Hester Nominated for Best Paper at SenSys 2017 on Batteryless Tech

All 3 presented papers were first-authored and he was also chosen to sit on a panel, as well as, present two workshop papers.

Prof. Josiah Hester

Prof. Josiah Hester presented three papers at The 15th ACM Conference on Embedded Networked Sensor Systems (SenSys 2017) on November 5-8 in Delft, The Netherlands. He was also chosen to sit on a panel ('Panel: New Directions') and presented two papers in HumanSys and FAILSAFE workshops, co-located with the main conference (SenSys).

All three of the papers were first-authored by Prof. Hester:

  1. Timely Execution on Intermittently Powered Batteryless Sensors
  2. Flicker: Rapid Prototyping for the Batteryless Internet-of-Things
  3. The Future of Sensing is Batteryless, Intermittent, and Awesome

Prof.
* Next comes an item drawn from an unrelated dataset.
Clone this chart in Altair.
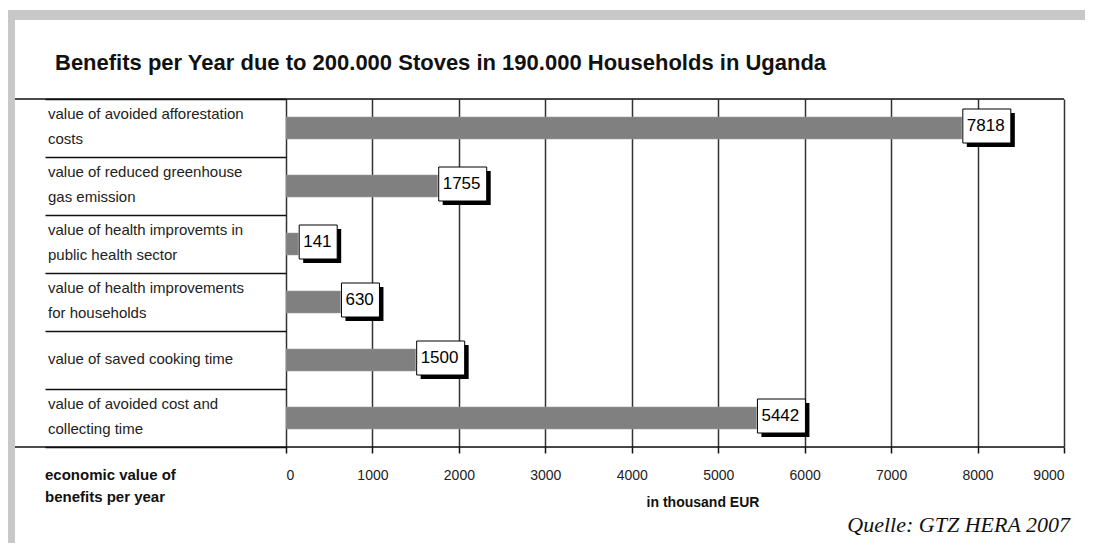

Hester is a new Assistant Professor of Computer Engineering (appointed Fall 2017), who's interested in designing, building, and deploying trillions of tiny energy harvesting computers that run for decades, supporting global scale applications ranging from healthcare to space exploration, wildlife tracking to horticulture.
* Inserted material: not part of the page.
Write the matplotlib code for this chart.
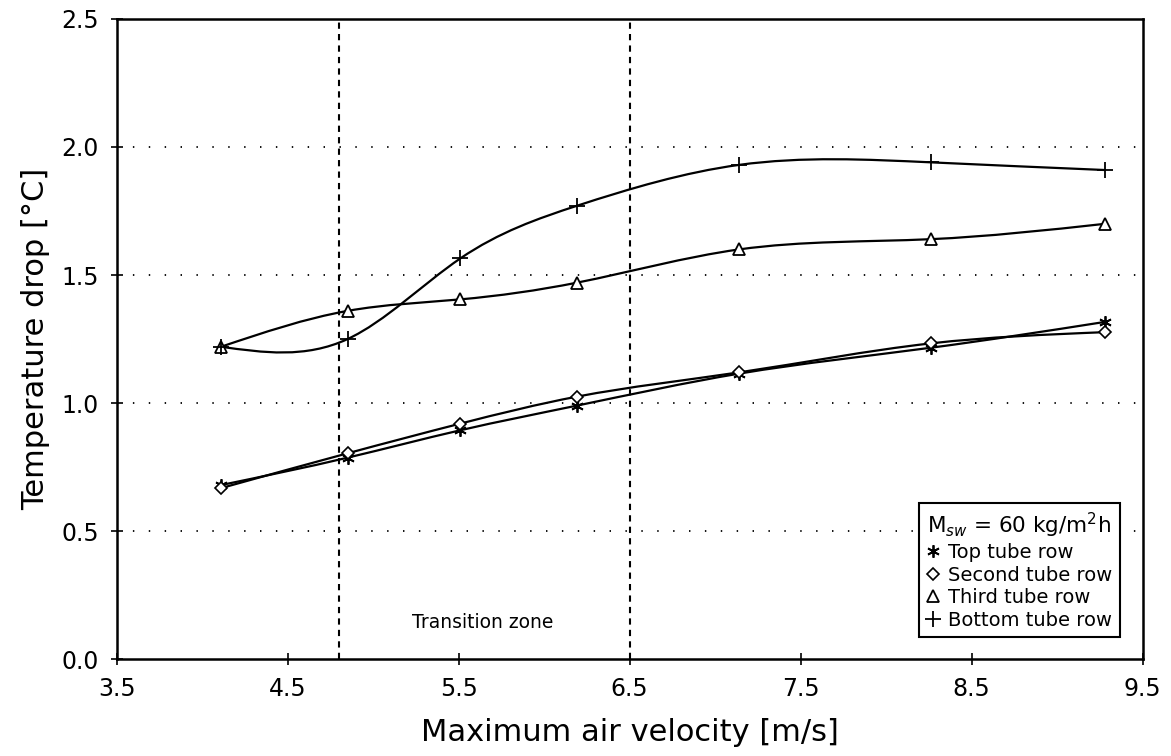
import numpy as np
import matplotlib
matplotlib.use("Agg")
import matplotlib.pyplot as plt
from matplotlib.path import Path
from matplotlib.patches import PathPatch
from matplotlib.lines import Line2D

velocity = [4.11, 4.85, 5.51, 6.19, 7.14, 8.26, 9.28]
top_row = [0.68, 0.787, 0.894, 0.99, 1.115, 1.216, 1.317]
second_row = [0.668, 0.804, 0.92, 1.025, 1.12, 1.233, 1.277]
third_row = [1.22, 1.36, 1.405, 1.47, 1.60, 1.64, 1.70]
bottom_row = [1.22, 1.25, 1.565, 1.77, 1.93, 1.94, 1.91]

series_names = ["Top tube row", "Second tube row", "Third tube row", "Bottom tube row"]
zone_bounds = [4.8, 6.5]
xticks = [3.5, 4.5, 5.5, 6.5, 7.5, 8.5, 9.5]
yticks = [0.0, 0.5, 1.0, 1.5, 2.0, 2.5]
grid_levels = [0.5, 1.0, 1.5, 2.0]


def spline_path(x, y):
    """natural cubic spline through the points, drawn as bezier segments"""
    x = np.asarray(x, float)
    y = np.asarray(y, float)
    n = len(x)
    h = np.diff(x)
    A = np.zeros((n, n))
    r = np.zeros(n)
    A[0, 0] = A[-1, -1] = 1.0
    for i in range(1, n - 1):
        A[i, i - 1] = h[i - 1]
        A[i, i] = 2 * (h[i - 1] + h[i])
        A[i, i + 1] = h[i]
        r[i] = 6 * ((y[i + 1] - y[i]) / h[i] - (y[i] - y[i - 1]) / h[i - 1])
    M = np.linalg.solve(A, r)
    m = np.zeros(n)
    for i in range(n - 1):
        m[i] = (y[i + 1] - y[i]) / h[i] - h[i] * (2 * M[i] + M[i + 1]) / 6
    m[-1] = (y[-1] - y[-2]) / h[-1] + h[-1] * (M[-2] + 2 * M[-1]) / 6
    verts = [(x[0], y[0])]
    codes = [Path.MOVETO]
    for i in range(n - 1):
        d = h[i] / 3
        verts += [(x[i] + d, y[i] + d * m[i]),
                  (x[i + 1] - d, y[i + 1] - d * m[i + 1]),
                  (x[i + 1], y[i + 1])]
        codes += [Path.CURVE4] * 3
    return Path(verts, codes)


plt.rcParams['font.family'] = 'DejaVu Sans'

fig = plt.figure(figsize=(11.71, 7.56), dpi=100)
ax = fig.add_axes([0.0997, 0.128, 0.876, 0.847])

styles = [
    dict(marker=(6, 2, 0), ms=9, mew=1.3),
    dict(marker='D', ms=6, mew=1.2, mfc='white'),
    dict(marker='^', ms=8, mew=1.3, mfc='white'),
    dict(marker='+', ms=11, mew=1.3),
]
data = [top_row, second_row, third_row, bottom_row]

for vals, st in zip(data, styles):
    ax.add_patch(PathPatch(spline_path(velocity, vals), facecolor='none',
                           edgecolor='black', lw=1.6, zorder=2))
    ax.plot(velocity, vals, ls='none', color='black', mec='black', zorder=3, **st)

for g in grid_levels:
    ax.axhline(g, color='black', lw=1.3, ls=(0, (0.8, 8)), zorder=1)
for xb in zone_bounds:
    ax.axvline(xb, color='black', lw=1.5, ls=(0, (3, 2.5)), zorder=1)

ax.text(5.64, 0.145, "Transition zone", ha='center', va='center', fontsize=13.5)

ax.set_xlim(3.5, 9.5)
ax.set_ylim(0.0, 2.5)
ax.set_xticks(xticks)
ax.set_xticklabels(["%.1f" % t for t in xticks])
ax.set_yticks(yticks)
ax.set_yticklabels(["%.1f" % t for t in yticks])
ax.tick_params(direction='inout', length=8, width=1.2, labelsize=17, pad=9)
for s in ax.spines.values():
    s.set_linewidth(1.8)

ax.set_xlabel("Maximum air velocity [m/s]", fontsize=22, labelpad=12)
ax.set_ylabel("Temperature drop [°C]", fontsize=22, labelpad=8)

handles = [Line2D([], [], ls='none', color='black', mec='black', **st) for st in styles]
leg = ax.legend(handles, series_names, title=r"M$_{sw}$ = 60 kg/m$^2$h",
                loc='lower right', bbox_to_anchor=(0.978, 0.034),
                fontsize=14, title_fontsize=15.5, frameon=True, fancybox=False,
                handlelength=0.7, handletextpad=0.4, labelspacing=0.18,
                borderpad=0.4, borderaxespad=0)
leg.get_frame().set_edgecolor('black')
leg.get_frame().set_linewidth(1.5)
leg.get_frame().set_alpha(1)

fig.savefig("out.png", dpi=100)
Prof. Hester's research investigates how we can make this possible. He explores and develops new hardware designs, software techniques, tools, and programming abstractions so that developers can easily design, debug, and deploy intricate energy harvesting, batteryless sensing applications that work in spite of frequent power failures, constrained resources, and unpredictable conditions.
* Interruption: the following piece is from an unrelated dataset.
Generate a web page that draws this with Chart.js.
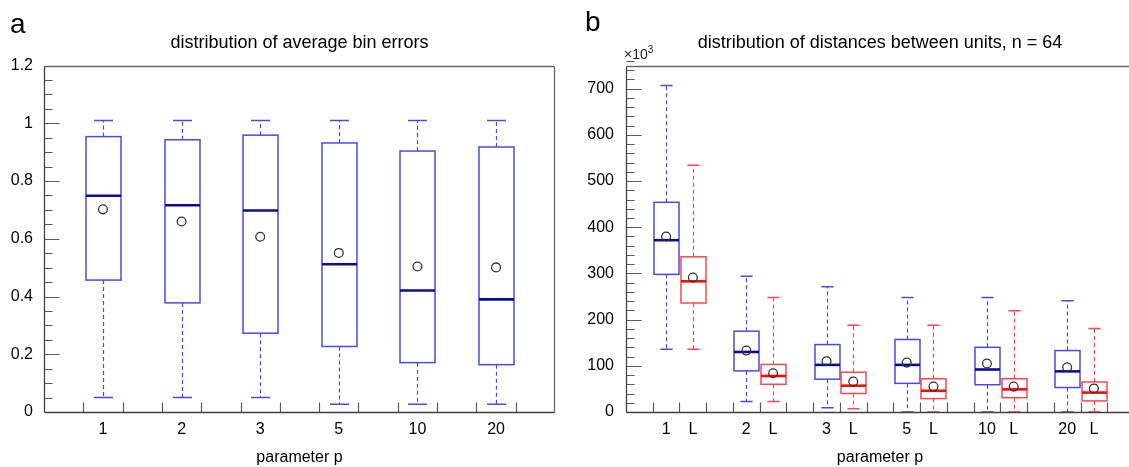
<!DOCTYPE html>
<html><head><meta charset="utf-8">
<script src="https://cdn.jsdelivr.net/npm/chart.js@4.4.1/dist/chart.umd.min.js"></script>
<style>
html,body{margin:0;padding:0;background:#fff;overflow:hidden;width:1129px;height:467px;position:relative;}
#wrapL{position:absolute;left:0;top:0;width:565px;height:467px;}
#wrapR{position:absolute;left:565px;top:0;width:575px;height:467px;}
.lbl{position:absolute;font-family:"Liberation Sans",Arial,sans-serif;color:#000;line-height:1;white-space:nowrap;}
</style></head><body>
<div id="wrapL"><canvas id="cL" width="565" height="467"></canvas></div>
<div id="wrapR"><canvas id="cR" width="575" height="467"></canvas></div>
<div class="lbl" style="left:10px;top:10px;font-size:28px;">a</div>
<div class="lbl" style="left:585px;top:8px;font-size:28px;">b</div>
<div class="lbl" style="left:624px;top:47px;font-size:14px;color:#222;">×10<span style="font-size:10px;position:relative;top:-6px;">3</span></div>
<script>
// ---------- Panel a: distribution of average bin errors ----------
const pCategories = ['1', '2', '3', '5', '10', '20'];
const errWhiskerHigh = [1.01, 1.01, 1.01, 1.01, 1.01, 1.01];
const errQ3          = [0.954, 0.943, 0.959, 0.932, 0.904, 0.918];
const errMedian      = [0.749, 0.716, 0.698, 0.512, 0.421, 0.390];
const errMean        = [0.702, 0.660, 0.607, 0.551, 0.504, 0.501];
const errQ1          = [0.457, 0.378, 0.273, 0.227, 0.171, 0.164];
const errWhiskerLow  = [0.050, 0.050, 0.050, 0.027, 0.027, 0.027];
const errYTicks = [0, 0.2, 0.4, 0.6, 0.8, 1, 1.2];

// ---------- Panel b: distances between units (x10^3) ----------
const distCategories = ['1', '2', '3', '5', '10', '20'];
const lLabel = 'L';
const pWhiskerHigh = [707, 294, 271, 248, 248, 241];
const pQ3          = [454, 175, 146, 157, 140, 133];
const pMedian      = [372, 130, 102, 102, 92, 88];
const pMean        = [380, 133, 110, 107, 105, 97];
const pQ1          = [298, 89, 71, 62, 59, 53];
const pWhiskerLow  = [136, 23, 9, 0, 0, 0];
const lWhiskerHigh = [534, 248, 188, 188, 219, 181];
const lQ3          = [336, 103, 86, 72, 72, 65];
const lMedian      = [283, 78, 57, 46, 49, 42];
const lMean        = [291, 84, 66, 55, 55, 51];
const lQ1          = [236, 60, 40, 29, 31, 24];
const lWhiskerLow  = [136, 23, 7, 0, 0, 0];
const distYTicks = [0, 100, 200, 300, 400, 500, 600, 700];

const FONT = '"Liberation Sans", Arial, sans-serif';
const BLUE = '#4a4ae8', BLUE_MED = '#0b0b98';
const RED = '#ff4646', RED_MED = '#ff0a0a';
const AXIS = '#404040', TICK = '#5a5a5a';

function buildBoxes(pos, lo, q1, med, q3, hi, color, medColor) {
  return pos.map((x, i) => ({x, lo: lo[i], q1: q1[i], med: med[i], q3: q3[i], hi: hi[i], color, medColor}));
}

function makePanel(canvasId, cfg) {
  const boxPlugin = {
    id: 'boxes',
    beforeDatasetsDraw(chart) {
      const ctx = chart.ctx, xs = chart.scales.x, ys = chart.scales.y;
      ctx.save();
      cfg.boxes.forEach(b => {
        const X = Math.round(xs.getPixelForValue(b.x)) + 0.5;
        const hw = Math.abs(xs.getPixelForValue(b.x + cfg.boxWidth / 2) - xs.getPixelForValue(b.x));
        const cw = Math.abs(xs.getPixelForValue(b.x + cfg.capWidth / 2) - xs.getPixelForValue(b.x));
        const yLo = ys.getPixelForValue(b.lo), yQ1 = ys.getPixelForValue(b.q1);
        const yMed = ys.getPixelForValue(b.med), yQ3 = ys.getPixelForValue(b.q3);
        const yHi = ys.getPixelForValue(b.hi);
        ctx.strokeStyle = b.color;
        // dashed whiskers
        ctx.lineWidth = 1.2;
        ctx.setLineDash([4, 3]);
        ctx.beginPath();
        ctx.moveTo(X, yQ3); ctx.lineTo(X, yHi);
        ctx.moveTo(X, yQ1); ctx.lineTo(X, yLo);
        ctx.stroke();
        ctx.setLineDash([]);
        ctx.lineWidth = 1.5;
        // caps
        ctx.beginPath();
        ctx.moveTo(X - cw, yHi); ctx.lineTo(X + cw, yHi);
        ctx.moveTo(X - cw, yLo); ctx.lineTo(X + cw, yLo);
        ctx.stroke();
        // box
        const l = Math.round(X - hw), r = Math.round(X + hw);
        const t = yQ3, bt = yQ1;
        ctx.fillStyle = '#ffffff';
        ctx.fillRect(l, t, r - l, bt - t);
        ctx.strokeRect(l, t, r - l, bt - t);
        // median
        ctx.strokeStyle = b.medColor;
        ctx.lineWidth = 2.6;
        ctx.beginPath();
        ctx.moveTo(l, yMed); ctx.lineTo(r, yMed);
        ctx.stroke();
      });
      ctx.restore();
    }
  };
  const framePlugin = {
    id: 'frame',
    afterDraw(chart) {
      const ctx = chart.ctx, a = chart.chartArea, xs = chart.scales.x, ys = chart.scales.y;
      ctx.save();
      const L = Math.round(a.left) + 0.5, R = Math.round(a.right) - 0.5;
      const T = Math.round(a.top) + 0.5, B = Math.round(a.bottom) + 0.5;
      // tick marks (inward)
      ctx.strokeStyle = TICK;
      ctx.lineWidth = 1.2;
      ctx.beginPath();
      const nMinor = Math.round((cfg.yMax - cfg.yMin) / cfg.yMinorStep);
      for (let k = 1; k <= nMinor; k++) {
        const v = cfg.yMin + k * cfg.yMinorStep;
        const isMajor = cfg.yTicks.some(t => Math.abs(t - v) < cfg.yMinorStep / 10);
        const y = Math.round(ys.getPixelForValue(v)) + 0.5;
        ctx.moveTo(L, y); ctx.lineTo(L + (isMajor ? 15 : 8), y);
      }
      cfg.xTickMarks.forEach(v => {
        const x = Math.round(xs.getPixelForValue(v)) + 0.5;
        ctx.moveTo(x, B); ctx.lineTo(x, B - 10);
      });
      ctx.stroke();
      // frame
      ctx.lineWidth = 1.3;
      ctx.strokeStyle = AXIS;
      ctx.beginPath();
      ctx.moveTo(L, T); ctx.lineTo(L, B);
      ctx.moveTo(L, B); ctx.lineTo(cfg.openRight ? chart.width : R, B);
      ctx.stroke();
      ctx.strokeStyle = '#666666';
      ctx.beginPath();
      ctx.moveTo(L, T); ctx.lineTo(cfg.openRight ? chart.width : R, T);
      if (!cfg.openRight) { ctx.moveTo(R, T); ctx.lineTo(R, B); }
      ctx.stroke();
      ctx.restore();
    }
  };
  return new Chart(document.getElementById(canvasId), {
    type: 'scatter',
    data: {
      datasets: cfg.means.map(m => ({
        data: m,
        pointStyle: 'circle',
        pointRadius: 4.4,
        pointBorderColor: '#333333',
        pointBackgroundColor: 'rgba(255,255,255,0)',
        pointBorderWidth: 1.3,
        showLine: false
      }))
    },
    options: {
      responsive: false,
      animation: false,
      events: [],
      layout: {padding: {left: 0, right: cfg.padRight, top: 0, bottom: 0}},
      plugins: {
        legend: {display: false},
        tooltip: {enabled: false},
        title: {
          display: true,
          text: cfg.title,
          fullSize: false,
          color: '#000',
          font: {family: FONT, size: 18, weight: 'normal', lineHeight: 1.2},
          padding: {top: 32, bottom: 12}
        }
      },
      scales: {
        x: {
          type: 'linear',
          min: cfg.xMin, max: cfg.xMax,
          grid: {display: false, drawTicks: false},
          border: {display: false},
          afterBuildTicks: s => { s.ticks = cfg.xLabelPos.map(v => ({value: v})); },
          afterFit: s => { s.height = 55; },
          ticks: {
            autoSkip: false, maxRotation: 0, padding: 8, color: '#000',
            font: {family: FONT, size: 16},
            callback: (v, i) => cfg.xLabels[i]
          },
          title: {
            display: true, text: 'parameter p', color: '#000',
            font: {family: FONT, size: 16, lineHeight: 1.2}, padding: {top: 0, bottom: 0}
          }
        },
        y: {
          type: 'linear',
          min: cfg.yMin, max: cfg.yMax,
          grid: {display: false, drawTicks: false},
          border: {display: false},
          afterBuildTicks: s => { s.ticks = cfg.yTicks.map(v => ({value: v})); },
          afterFit: s => { s.width = cfg.yAxisWidth; },
          ticks: {
            padding: cfg.yPad, color: '#000',
            font: {family: FONT, size: 16},
            callback: v => String(v)
          }
        }
      }
    },
    plugins: [boxPlugin, framePlugin]
  });
}

// ----- panel a -----
const errPos = pCategories.map((c, i) => i);
const errTickMarks = [];
errPos.forEach(p => { errTickMarks.push(p - 0.25, p + 0.25); });
makePanel('cL', {
  title: 'distribution of average bin errors',
  xMin: -0.75, xMax: 5.75, yMin: 0, yMax: 1.2, yMinorStep: 0.05,
  yTicks: errYTicks, yAxisWidth: 44, yPad: 11, padRight: 10,
  xLabelPos: errPos, xLabels: pCategories, xTickMarks: errTickMarks,
  boxWidth: 0.433, capWidth: 0.242, openRight: false,
  boxes: buildBoxes(errPos, errWhiskerLow, errQ1, errMedian, errQ3, errWhiskerHigh, BLUE, BLUE_MED),
  means: [errPos.map((x, i) => ({x, y: errMean[i]}))]
});

// ----- panel b -----
const pPos = distCategories.map((c, i) => 3 * i);
const lPos = distCategories.map((c, i) => 3 * i + 1);
const distLabelPos = [], distLabels = [], distTickMarks = [];
distCategories.forEach((c, i) => {
  distLabelPos.push(pPos[i], lPos[i]);
  distLabels.push(c, lLabel);
});
for (let k = -1; k <= 16; k++) distTickMarks.push(k + 0.5);
makePanel('cR', {
  title: 'distribution of distances between units, n = 64',
  xMin: -1.5, xMax: 17.5, yMin: 0, yMax: 750, yMinorStep: 20,
  yTicks: distYTicks, yAxisWidth: 61, yPad: 12, padRight: 6,
  xLabelPos: distLabelPos, xLabels: distLabels, xTickMarks: distTickMarks,
  boxWidth: 0.91, capWidth: 0.46, openRight: true,
  boxes: buildBoxes(pPos, pWhiskerLow, pQ1, pMedian, pQ3, pWhiskerHigh, BLUE, BLUE_MED)
    .concat(buildBoxes(lPos, lWhiskerLow, lQ1, lMedian, lQ3, lWhiskerHigh, RED, RED_MED)),
  means: [pPos.map((x, i) => ({x, y: pMean[i]})), lPos.map((x, i) => ({x, y: lMean[i]}))]
});
</script>
</body></html>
The 15th ACM Conference on Embedded Networked Sensor Systems (SenSys 2017) introduces a highly selective, single-track forum for research on systems issues of sensors and sensor-enabled smart systems, broadly defined. Systems of smart sensors will revolutionize a wide array of application areas by providing an unprecedented density and fidelity of instrumentation. They also present various systems challenges because of resource constraints, uncertainty, irregularity, mobility, and scale. This conference provides an ideal venue to address research challenges facing the design, development, deployment, use, and fundamental limits of these systems. Sensing systems require contributions from many fields, from wireless communication and networking, embedded systems and hardware, energy harvesting and management, distributed systems and algorithms, data management, and applications, so we welcome cross-disciplinary work.